Back to Square One with Elon's Compensation Package

in #teslalast month (edited)

A Little History First

  • Tesla was founded in July 2003 by Martin Eberhard and Marc Tarpenning as Tesla Motors.
  • In February 2004, Elon Musk joined as the company's largest shareholder, and in 2008, he was named CEO.
  • On June 29, 2010, Tesla went public via an IPO on the NASDAQ.
  • In 2018, a class-action lawsuit was filed against Musk and Tesla's board, alleging breaches of fiduciary duties for approving Musk's stock-based compensation plan.

From the 2023 10-K:

Litigation Relating to 2018 CEO Performance Award

On June 4, 2018, a purported Tesla stockholder filed a putative class and derivative action in the Delaware Court of Chancery against Elon Musk and the members of Tesla’s board of directors as then constituted, alleging corporate waste, unjust enrichment and that such board members breached their fiduciary duties by approving the stock-based compensation plan awarded to Elon Musk in 2018. Trial was held November 14-18, 2022. Post-trial briefing and argument are now complete.

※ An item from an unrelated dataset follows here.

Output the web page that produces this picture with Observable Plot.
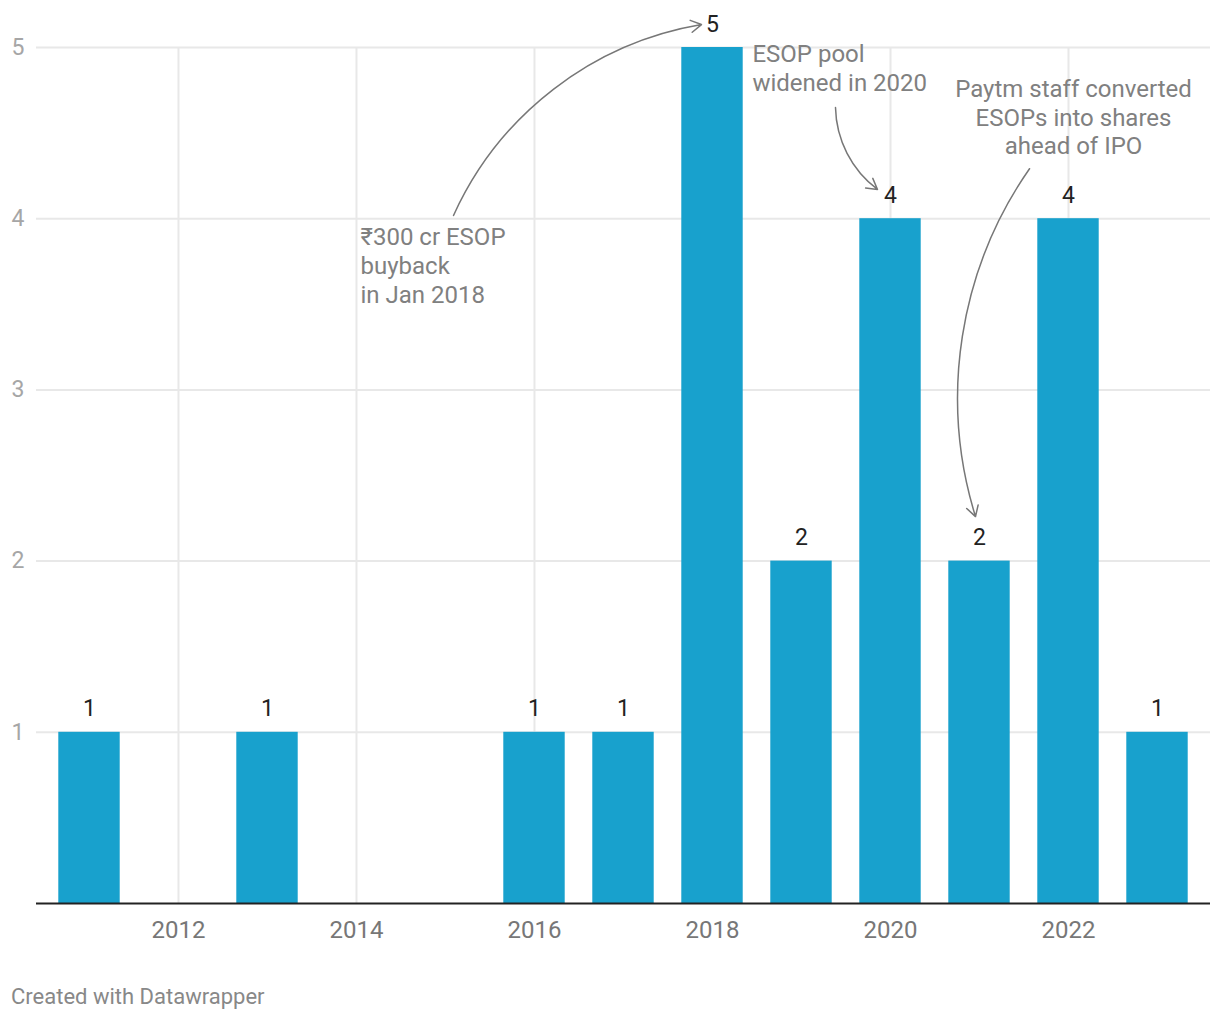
<!DOCTYPE html>
<html><head><meta charset="utf-8">
<script src="https://cdn.jsdelivr.net/npm/d3@7"></script>
<script src="https://cdn.jsdelivr.net/npm/@observablehq/plot@0.6"></script>
<style>
body{margin:0;background:#fff;font-family:Roboto,sans-serif;}
#chart{position:absolute;left:0;top:0;}
#footer{position:absolute;left:11px;top:984px;font-size:22px;color:#888;font-family:Roboto,sans-serif;}
</style></head><body>
<div id="chart"></div>
<div id="footer">Created with Datawrapper</div>
<script>
const years = [2011, 2013, 2016, 2017, 2018, 2019, 2020, 2021, 2022, 2023];
const counts = [1, 1, 1, 1, 5, 2, 4, 2, 4, 1];
const xTicks = [2012, 2014, 2016, 2018, 2020, 2022];
const yTicks = [1, 2, 3, 4, 5];
const noteTexts = ["₹300 cr ESOP\nbuyback\nin Jan 2018", "ESOP pool\nwidened in 2020", "Paytm staff converted\nESOPs into shares\nahead of IPO"];
const noteX = [2014.045, 2018.449, 2022.056];
const noteY = [3.925, 4.994, 4.790];
const noteAnchor = ["start", "start", "middle"];
const arrowFromX = [2015.09, 2019.382, 2021.562];
const arrowFromY = [4.019, 4.649, 4.292];
const arrowToX = [2017.876, 2019.854, 2020.955];
const arrowToY = [5.134, 4.171, 2.260];
const arrowBend = [28, -26, -26];

const data = years.map((y, i) => ({year: y, count: counts[i]}));
const notes = noteTexts.map((t, i) => ({text: t, x: noteX[i], y: noteY[i], anchor: noteAnchor[i]}));
const arrows = arrowBend.map((b, i) => ({x1: arrowFromX[i], y1: arrowFromY[i], x2: arrowToX[i], y2: arrowToY[i], bend: b}));

const halfBar = 0.345;
const chart = Plot.plot({
  width: 1220, height: 960,
  marginTop: 47, marginBottom: 57, marginLeft: 36, marginRight: 10,
  x: {domain: [2010.4045, 2023.5955], axis: null},
  y: {domain: [0, 5], axis: null},
  style: {fontFamily: "Roboto, sans-serif", background: "white"},
  marks: [
    Plot.ruleY(yTicks, {stroke: "#e8e8e8", strokeWidth: 2}),
    Plot.ruleX(xTicks, {stroke: "#e8e8e8", strokeWidth: 2}),
    Plot.rectY(data, {x1: d => d.year - halfBar, x2: d => d.year + halfBar, y: "count", fill: "#18a1cd"}),
    Plot.ruleY([0], {stroke: "#222", strokeWidth: 2}),
    Plot.text(yTicks, {y: d => d, text: d => String(d), frameAnchor: "left", textAnchor: "start", dx: -25, fontSize: 23, fill: "#a6a6a6", lineAnchor: "middle"}),
    Plot.text(xTicks, {x: d => d, text: d => String(d), frameAnchor: "bottom", lineAnchor: "top", dy: 17, fontSize: 24, fill: "#777"}),
    Plot.text(data, {x: "year", y: "count", text: d => String(d.count), lineAnchor: "bottom", dy: -16, fontSize: 23, fill: "#222"}),
    ...notes.map(n => Plot.text([n], {x: "x", y: "y", text: "text", textAnchor: n.anchor, lineAnchor: "top", lineHeight: 1.2, dy: -7, fontSize: 24, fill: "#808080"})),
    ...arrows.map(a => Plot.arrow([a], {x1: "x1", y1: "y1", x2: "x2", y2: "y2", bend: a.bend, stroke: "#777", strokeWidth: 1.5, headLength: 12}))
  ]
});
document.getElementById("chart").appendChild(chart);
</script>
</body></html>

The Compensation Plan: Improbable Goals

At the time, there was broad skepticism in the financial community about the package. The consensus was that the milestones were nearly unattainable, and Musk might receive a few of the 12 tranches. Bankruptcy or a sale for parts also loomed as real possibilities.


The Lawsuit Resurfaces

Tesla was incorporated in Delaware, and in January 2024, a Delaware judge ruled against the compensation package. Musk moved Tesla’s headquarters to Texas in direct response. Tesla then tried to reauthorize the plan through a shareholder vote in June 2024. However, on December 2, 2024, the judge refused to revise her decision, stating in a 103-page opinion:

Fatal Flaws in the Defendants' Motion

  • First: The defendants have no procedural ground for flipping the outcome of an adverse post-trial decision based on evidence they created after trial.
  • Second: Common-law ratification is an affirmative defense that must be timely raised, which means that, at a minimum, it cannot be raised for the first time after the post-trial opinion.
  • Third: What the defendants call “common law ratification” has no basis in the common law—a stockholder vote standing alone cannot ratify a conflicted-controller transaction.
  • Fourth: Even if a stockholder vote could have a ratifying effect, it could not do so here due to multiple, material misstatements in the proxy statement.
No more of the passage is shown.